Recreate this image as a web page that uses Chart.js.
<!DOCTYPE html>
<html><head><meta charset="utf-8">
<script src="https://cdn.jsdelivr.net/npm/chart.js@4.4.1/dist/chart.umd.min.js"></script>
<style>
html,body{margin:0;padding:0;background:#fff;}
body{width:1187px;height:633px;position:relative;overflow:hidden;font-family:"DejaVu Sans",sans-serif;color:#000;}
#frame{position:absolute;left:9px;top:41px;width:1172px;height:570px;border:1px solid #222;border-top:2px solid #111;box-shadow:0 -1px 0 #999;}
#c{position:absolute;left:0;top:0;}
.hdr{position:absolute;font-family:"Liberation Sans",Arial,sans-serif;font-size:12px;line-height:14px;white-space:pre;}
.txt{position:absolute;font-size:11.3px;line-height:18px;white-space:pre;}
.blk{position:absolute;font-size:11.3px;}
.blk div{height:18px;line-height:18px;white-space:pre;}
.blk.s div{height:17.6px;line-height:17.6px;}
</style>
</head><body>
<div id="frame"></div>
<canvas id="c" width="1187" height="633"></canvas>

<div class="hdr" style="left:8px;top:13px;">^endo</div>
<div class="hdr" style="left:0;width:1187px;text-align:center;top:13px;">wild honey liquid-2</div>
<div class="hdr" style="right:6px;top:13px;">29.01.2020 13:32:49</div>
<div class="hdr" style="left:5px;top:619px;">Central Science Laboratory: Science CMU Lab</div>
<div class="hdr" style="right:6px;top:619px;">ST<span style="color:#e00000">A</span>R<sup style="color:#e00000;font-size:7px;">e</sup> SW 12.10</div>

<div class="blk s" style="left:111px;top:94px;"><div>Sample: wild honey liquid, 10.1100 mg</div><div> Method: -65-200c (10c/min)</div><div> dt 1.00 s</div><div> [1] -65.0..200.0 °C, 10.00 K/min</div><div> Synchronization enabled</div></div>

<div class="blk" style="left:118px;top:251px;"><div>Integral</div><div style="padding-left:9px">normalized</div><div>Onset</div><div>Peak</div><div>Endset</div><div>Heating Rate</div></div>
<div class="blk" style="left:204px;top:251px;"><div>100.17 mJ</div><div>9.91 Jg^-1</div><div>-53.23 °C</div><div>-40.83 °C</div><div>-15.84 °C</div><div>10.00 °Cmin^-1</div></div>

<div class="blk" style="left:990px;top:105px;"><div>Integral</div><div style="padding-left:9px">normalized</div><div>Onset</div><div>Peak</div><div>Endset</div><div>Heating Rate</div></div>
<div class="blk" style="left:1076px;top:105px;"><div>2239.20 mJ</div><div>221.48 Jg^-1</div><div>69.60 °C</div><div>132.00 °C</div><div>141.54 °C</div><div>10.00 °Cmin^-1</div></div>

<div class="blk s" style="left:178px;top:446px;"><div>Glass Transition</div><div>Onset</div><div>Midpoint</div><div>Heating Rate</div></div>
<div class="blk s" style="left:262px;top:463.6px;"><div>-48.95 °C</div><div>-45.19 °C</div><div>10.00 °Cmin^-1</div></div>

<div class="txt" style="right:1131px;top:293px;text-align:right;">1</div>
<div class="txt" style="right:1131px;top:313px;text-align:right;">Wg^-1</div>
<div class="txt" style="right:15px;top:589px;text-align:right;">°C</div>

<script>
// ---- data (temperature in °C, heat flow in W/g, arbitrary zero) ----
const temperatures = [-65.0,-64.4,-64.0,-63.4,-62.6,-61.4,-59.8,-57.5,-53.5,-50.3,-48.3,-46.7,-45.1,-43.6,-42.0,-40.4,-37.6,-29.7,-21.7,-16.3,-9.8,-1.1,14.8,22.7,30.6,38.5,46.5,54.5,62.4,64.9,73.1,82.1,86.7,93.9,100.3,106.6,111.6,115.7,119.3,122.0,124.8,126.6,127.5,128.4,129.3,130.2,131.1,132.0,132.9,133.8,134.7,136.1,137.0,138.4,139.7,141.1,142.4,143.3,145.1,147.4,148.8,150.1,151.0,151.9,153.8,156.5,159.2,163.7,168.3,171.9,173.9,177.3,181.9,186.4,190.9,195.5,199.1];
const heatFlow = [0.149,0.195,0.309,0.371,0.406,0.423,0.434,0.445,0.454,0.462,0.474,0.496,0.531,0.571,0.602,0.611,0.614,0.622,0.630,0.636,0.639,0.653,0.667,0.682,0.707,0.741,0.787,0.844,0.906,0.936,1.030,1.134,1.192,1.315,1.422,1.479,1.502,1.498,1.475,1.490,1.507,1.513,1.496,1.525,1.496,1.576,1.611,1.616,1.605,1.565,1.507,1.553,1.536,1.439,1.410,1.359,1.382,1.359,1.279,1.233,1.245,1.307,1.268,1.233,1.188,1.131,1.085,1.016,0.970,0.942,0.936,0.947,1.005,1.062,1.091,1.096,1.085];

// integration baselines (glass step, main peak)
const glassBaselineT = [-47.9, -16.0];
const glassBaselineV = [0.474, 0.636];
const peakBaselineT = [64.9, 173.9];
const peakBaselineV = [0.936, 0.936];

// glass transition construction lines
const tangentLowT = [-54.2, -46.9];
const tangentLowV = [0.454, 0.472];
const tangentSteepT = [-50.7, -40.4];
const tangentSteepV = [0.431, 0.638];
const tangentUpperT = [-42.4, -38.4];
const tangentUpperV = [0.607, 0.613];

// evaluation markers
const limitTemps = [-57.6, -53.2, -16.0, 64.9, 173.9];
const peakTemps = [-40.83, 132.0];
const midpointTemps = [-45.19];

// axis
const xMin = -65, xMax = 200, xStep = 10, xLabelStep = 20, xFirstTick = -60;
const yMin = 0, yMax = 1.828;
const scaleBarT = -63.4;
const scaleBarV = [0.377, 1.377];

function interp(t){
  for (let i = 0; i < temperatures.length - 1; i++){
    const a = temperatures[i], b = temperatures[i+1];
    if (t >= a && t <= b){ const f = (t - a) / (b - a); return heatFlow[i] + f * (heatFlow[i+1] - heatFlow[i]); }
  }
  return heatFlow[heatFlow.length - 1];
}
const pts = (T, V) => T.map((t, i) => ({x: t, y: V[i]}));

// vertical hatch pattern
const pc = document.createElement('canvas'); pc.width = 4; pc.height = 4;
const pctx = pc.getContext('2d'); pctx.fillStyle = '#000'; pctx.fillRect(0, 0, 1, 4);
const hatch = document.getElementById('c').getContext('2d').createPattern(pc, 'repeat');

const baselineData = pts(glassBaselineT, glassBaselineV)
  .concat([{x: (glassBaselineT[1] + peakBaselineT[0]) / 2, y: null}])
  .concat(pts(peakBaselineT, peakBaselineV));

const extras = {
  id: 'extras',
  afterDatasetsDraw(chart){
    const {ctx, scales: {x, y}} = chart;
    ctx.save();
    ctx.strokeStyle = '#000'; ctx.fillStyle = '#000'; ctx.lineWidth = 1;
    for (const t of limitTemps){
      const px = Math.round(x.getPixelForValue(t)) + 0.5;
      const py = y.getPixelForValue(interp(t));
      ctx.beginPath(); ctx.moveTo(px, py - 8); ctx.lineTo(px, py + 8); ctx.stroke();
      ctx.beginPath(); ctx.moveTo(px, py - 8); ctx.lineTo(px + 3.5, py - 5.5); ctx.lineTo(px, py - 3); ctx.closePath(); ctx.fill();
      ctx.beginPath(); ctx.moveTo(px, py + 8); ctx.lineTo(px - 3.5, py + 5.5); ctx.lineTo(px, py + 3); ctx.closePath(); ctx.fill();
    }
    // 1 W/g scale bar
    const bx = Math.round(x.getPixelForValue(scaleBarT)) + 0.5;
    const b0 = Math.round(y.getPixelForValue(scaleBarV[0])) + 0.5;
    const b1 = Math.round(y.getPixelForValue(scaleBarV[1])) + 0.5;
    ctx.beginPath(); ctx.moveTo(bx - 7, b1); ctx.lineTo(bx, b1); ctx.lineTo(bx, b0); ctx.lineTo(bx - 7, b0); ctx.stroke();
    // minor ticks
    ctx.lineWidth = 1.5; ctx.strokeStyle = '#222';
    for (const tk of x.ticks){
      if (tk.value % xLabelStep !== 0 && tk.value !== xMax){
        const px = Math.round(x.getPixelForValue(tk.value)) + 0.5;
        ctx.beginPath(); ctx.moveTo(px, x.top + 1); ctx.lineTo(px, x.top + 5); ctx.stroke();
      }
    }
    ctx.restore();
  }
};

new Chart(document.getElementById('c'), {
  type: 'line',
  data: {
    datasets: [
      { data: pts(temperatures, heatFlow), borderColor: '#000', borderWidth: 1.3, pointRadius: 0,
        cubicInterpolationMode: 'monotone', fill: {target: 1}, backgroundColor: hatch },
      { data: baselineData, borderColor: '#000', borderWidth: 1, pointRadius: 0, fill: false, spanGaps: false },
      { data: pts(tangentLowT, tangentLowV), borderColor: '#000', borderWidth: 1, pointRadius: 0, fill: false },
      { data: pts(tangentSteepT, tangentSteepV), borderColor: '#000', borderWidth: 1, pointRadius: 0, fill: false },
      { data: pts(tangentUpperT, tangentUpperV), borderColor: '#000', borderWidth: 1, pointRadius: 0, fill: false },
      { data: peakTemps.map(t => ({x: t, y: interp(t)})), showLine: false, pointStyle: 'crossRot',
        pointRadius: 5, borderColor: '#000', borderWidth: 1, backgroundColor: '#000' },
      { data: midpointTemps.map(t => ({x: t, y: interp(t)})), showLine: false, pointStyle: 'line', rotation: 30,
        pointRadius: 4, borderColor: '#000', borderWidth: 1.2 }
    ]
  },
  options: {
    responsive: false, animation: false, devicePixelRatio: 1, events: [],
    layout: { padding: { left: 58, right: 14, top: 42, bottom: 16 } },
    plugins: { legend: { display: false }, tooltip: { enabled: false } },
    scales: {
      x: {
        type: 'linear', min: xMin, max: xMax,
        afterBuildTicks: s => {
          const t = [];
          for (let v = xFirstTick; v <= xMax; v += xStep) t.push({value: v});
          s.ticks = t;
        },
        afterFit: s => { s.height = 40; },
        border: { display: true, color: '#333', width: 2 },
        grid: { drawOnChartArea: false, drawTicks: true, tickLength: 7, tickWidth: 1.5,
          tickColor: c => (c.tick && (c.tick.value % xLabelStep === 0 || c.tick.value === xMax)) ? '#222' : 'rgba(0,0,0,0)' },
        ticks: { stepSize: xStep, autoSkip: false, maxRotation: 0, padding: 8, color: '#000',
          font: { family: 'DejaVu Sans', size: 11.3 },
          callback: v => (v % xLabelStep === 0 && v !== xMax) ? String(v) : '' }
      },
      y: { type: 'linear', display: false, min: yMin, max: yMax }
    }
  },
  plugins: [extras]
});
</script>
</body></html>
* * *
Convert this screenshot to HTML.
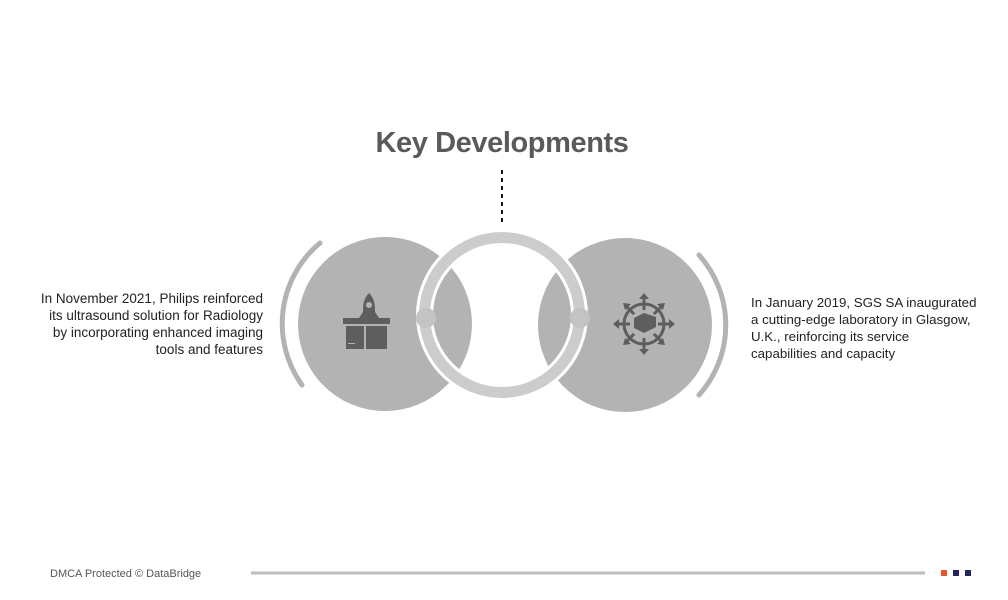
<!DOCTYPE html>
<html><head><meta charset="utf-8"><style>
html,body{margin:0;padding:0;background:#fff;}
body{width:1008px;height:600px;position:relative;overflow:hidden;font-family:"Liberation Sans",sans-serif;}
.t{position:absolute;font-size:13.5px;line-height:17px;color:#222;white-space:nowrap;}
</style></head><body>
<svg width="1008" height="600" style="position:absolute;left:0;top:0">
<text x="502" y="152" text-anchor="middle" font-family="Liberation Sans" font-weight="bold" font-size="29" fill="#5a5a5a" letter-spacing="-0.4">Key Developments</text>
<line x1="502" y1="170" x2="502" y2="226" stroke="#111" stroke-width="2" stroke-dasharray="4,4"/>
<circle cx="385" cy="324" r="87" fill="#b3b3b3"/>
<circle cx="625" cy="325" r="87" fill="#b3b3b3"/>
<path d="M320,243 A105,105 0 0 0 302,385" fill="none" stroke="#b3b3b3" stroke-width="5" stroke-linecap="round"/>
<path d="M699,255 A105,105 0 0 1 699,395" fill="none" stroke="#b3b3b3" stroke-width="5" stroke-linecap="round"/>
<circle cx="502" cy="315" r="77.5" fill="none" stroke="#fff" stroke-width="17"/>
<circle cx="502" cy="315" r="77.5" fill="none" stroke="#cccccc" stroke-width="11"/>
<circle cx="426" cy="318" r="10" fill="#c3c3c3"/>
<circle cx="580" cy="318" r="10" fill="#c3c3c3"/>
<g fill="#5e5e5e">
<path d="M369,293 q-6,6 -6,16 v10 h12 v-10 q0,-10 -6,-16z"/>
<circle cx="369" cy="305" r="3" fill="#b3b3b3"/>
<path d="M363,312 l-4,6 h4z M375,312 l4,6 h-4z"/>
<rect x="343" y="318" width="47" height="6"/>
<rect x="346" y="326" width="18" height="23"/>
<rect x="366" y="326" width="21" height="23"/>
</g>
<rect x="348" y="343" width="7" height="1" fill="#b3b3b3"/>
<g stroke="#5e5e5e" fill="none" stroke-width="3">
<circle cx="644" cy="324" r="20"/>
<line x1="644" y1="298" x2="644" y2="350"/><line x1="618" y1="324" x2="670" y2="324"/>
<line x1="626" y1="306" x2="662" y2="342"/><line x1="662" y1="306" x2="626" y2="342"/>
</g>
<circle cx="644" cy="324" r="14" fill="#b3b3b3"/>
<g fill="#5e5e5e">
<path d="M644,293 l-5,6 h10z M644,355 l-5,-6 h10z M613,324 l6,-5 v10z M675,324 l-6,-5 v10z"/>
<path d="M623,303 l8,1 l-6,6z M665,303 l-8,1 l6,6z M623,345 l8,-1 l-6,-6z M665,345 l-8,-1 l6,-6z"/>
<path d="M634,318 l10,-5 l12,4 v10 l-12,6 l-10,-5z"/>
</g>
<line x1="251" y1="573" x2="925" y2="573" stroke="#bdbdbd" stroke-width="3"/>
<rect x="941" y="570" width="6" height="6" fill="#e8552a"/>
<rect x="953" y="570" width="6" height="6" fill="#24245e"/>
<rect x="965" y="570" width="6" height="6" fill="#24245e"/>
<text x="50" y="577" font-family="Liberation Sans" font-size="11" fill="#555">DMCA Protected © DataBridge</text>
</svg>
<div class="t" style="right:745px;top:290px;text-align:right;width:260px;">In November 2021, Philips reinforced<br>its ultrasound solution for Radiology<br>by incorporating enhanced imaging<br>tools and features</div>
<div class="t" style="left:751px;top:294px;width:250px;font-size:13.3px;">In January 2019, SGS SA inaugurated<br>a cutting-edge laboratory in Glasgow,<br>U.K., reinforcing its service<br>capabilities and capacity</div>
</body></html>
...
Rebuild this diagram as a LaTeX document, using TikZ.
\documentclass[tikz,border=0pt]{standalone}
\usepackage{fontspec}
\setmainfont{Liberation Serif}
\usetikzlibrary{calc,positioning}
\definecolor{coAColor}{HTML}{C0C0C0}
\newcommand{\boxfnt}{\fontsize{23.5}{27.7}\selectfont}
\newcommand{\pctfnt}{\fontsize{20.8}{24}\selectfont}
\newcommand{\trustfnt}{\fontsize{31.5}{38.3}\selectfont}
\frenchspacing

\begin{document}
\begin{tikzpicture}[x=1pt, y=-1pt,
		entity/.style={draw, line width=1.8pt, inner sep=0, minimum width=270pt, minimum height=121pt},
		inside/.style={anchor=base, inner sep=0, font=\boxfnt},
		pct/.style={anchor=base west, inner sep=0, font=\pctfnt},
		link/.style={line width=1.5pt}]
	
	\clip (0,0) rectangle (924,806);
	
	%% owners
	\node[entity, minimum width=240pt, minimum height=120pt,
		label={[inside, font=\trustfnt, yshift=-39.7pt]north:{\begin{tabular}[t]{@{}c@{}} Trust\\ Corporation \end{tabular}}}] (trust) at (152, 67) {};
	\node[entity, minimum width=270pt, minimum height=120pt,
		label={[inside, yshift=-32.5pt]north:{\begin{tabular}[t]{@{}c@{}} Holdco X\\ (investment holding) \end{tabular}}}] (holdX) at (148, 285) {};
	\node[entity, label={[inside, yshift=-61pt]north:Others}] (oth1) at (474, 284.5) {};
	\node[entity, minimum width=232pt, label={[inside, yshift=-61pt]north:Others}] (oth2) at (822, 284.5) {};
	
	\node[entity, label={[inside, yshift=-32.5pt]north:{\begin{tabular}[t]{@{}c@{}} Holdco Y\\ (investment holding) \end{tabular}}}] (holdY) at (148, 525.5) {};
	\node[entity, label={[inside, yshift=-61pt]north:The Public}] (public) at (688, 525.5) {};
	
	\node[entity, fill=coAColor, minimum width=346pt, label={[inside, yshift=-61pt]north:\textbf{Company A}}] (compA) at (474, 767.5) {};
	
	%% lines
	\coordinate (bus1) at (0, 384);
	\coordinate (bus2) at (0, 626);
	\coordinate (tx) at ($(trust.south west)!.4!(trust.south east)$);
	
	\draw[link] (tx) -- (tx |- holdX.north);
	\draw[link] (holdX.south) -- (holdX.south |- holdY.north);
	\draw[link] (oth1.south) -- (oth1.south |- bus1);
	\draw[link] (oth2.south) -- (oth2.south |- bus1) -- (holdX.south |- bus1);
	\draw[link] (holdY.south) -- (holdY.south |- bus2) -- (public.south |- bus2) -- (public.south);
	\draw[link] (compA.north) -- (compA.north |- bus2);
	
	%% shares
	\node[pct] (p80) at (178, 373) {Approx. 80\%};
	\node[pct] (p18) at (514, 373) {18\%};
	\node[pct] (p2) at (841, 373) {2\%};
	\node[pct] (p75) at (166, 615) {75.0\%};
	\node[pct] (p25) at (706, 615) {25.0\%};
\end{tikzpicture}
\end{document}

_WHAT IS NEEDED:_
From the entries above, copy every line where the word "this" shows up.

_TASK ANSWER:_
Recreate this image as a web page that uses Chart.js.
Convert this screenshot to HTML.
Rebuild this diagram as a LaTeX document, using TikZ.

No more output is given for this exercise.